When I read this quote by David Brooks in his article "What Suffering Does," I was struck by how relevant it was to prisoners and to surviving victims of crime. The cold, hard fact is that crime causes suffering. Victims and their families suffer immensely from the effects of crime. Some victims never recover a sense of normalcy after being victimized. They may suffer from PTSD, depression, anxiety, or a host of other psychological and emotional effects from the harm that was done to them. They may also suffer financially, physically, socially, or in other ways. But not all victims suffer forever; some find a way to rise above their suffering.

I don't know what differentiates those who remain in their suffering from those who don't. I don't think it's simply deciding to rise above the suffering. I think it's deeper than that. But even those who do rise above their suffering are changed. They don't come out the other side the same person.

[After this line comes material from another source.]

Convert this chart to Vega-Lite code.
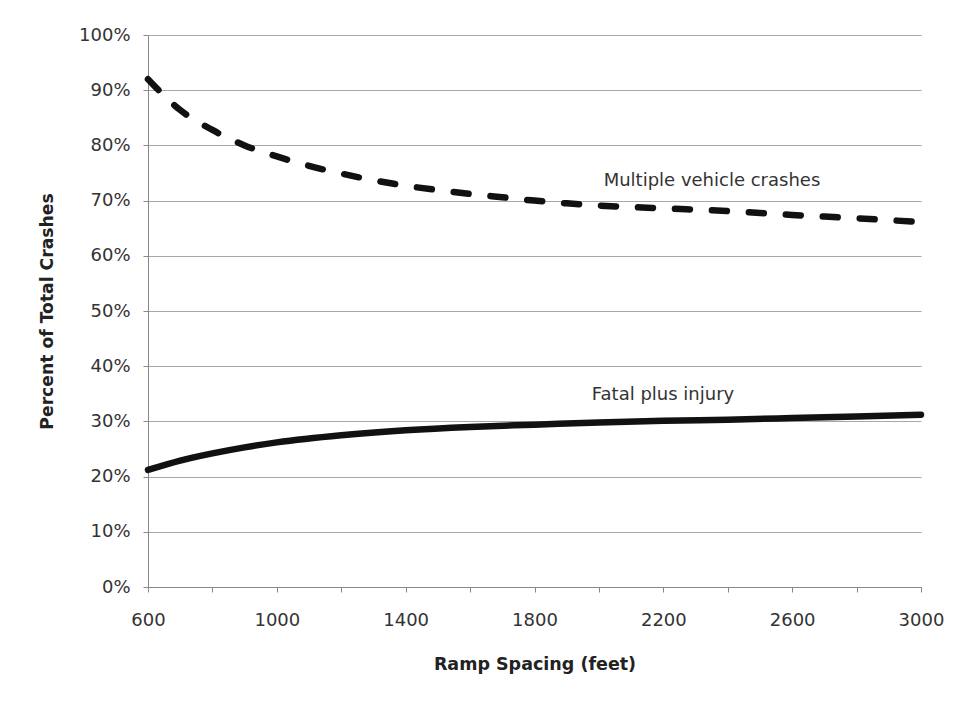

They might be more grateful for how precious life is; they might value their relationships more; they might have a new found empathy for others who likewise suffer from the devastating affects of crime. Nobody responds the same, and there is no formula for how people 'should ' respond to suffering. Those who are trapped in suffering must be treated with empathy and helped to recover, often by those who made it out themselves. 

Even those who go to prison for committing crimes suffer, though this suffering results from their own behavior, not from the behavior of another. Yet, some prisoners are able to rise above the suffering that is found in prison. They too are changed and for the better. They begin to develop deep empathy for those they harmed and for others who are marginalized, oppressed, or otherwise suffer persecution and harm. They also begin to look at life quite differently. They discover precious value in people and relationships, mainly because prison often results in the loss of most, if not all, important relationships one had. 

Some suffering doesn't end. I have an ache for my loss of relationship with those I love, and that won't change. Even if I recover these relationships, they would be changed and far too much time will have been lost. But rather than let this suffering cripple me, I use it to compel me to come out of prison different--in a good way. I hope to recover these important relationships, but whatever happens, this experience has already shaped and changed me into someone different than I was before prison. I hope the rest of my life will be a testament to that change.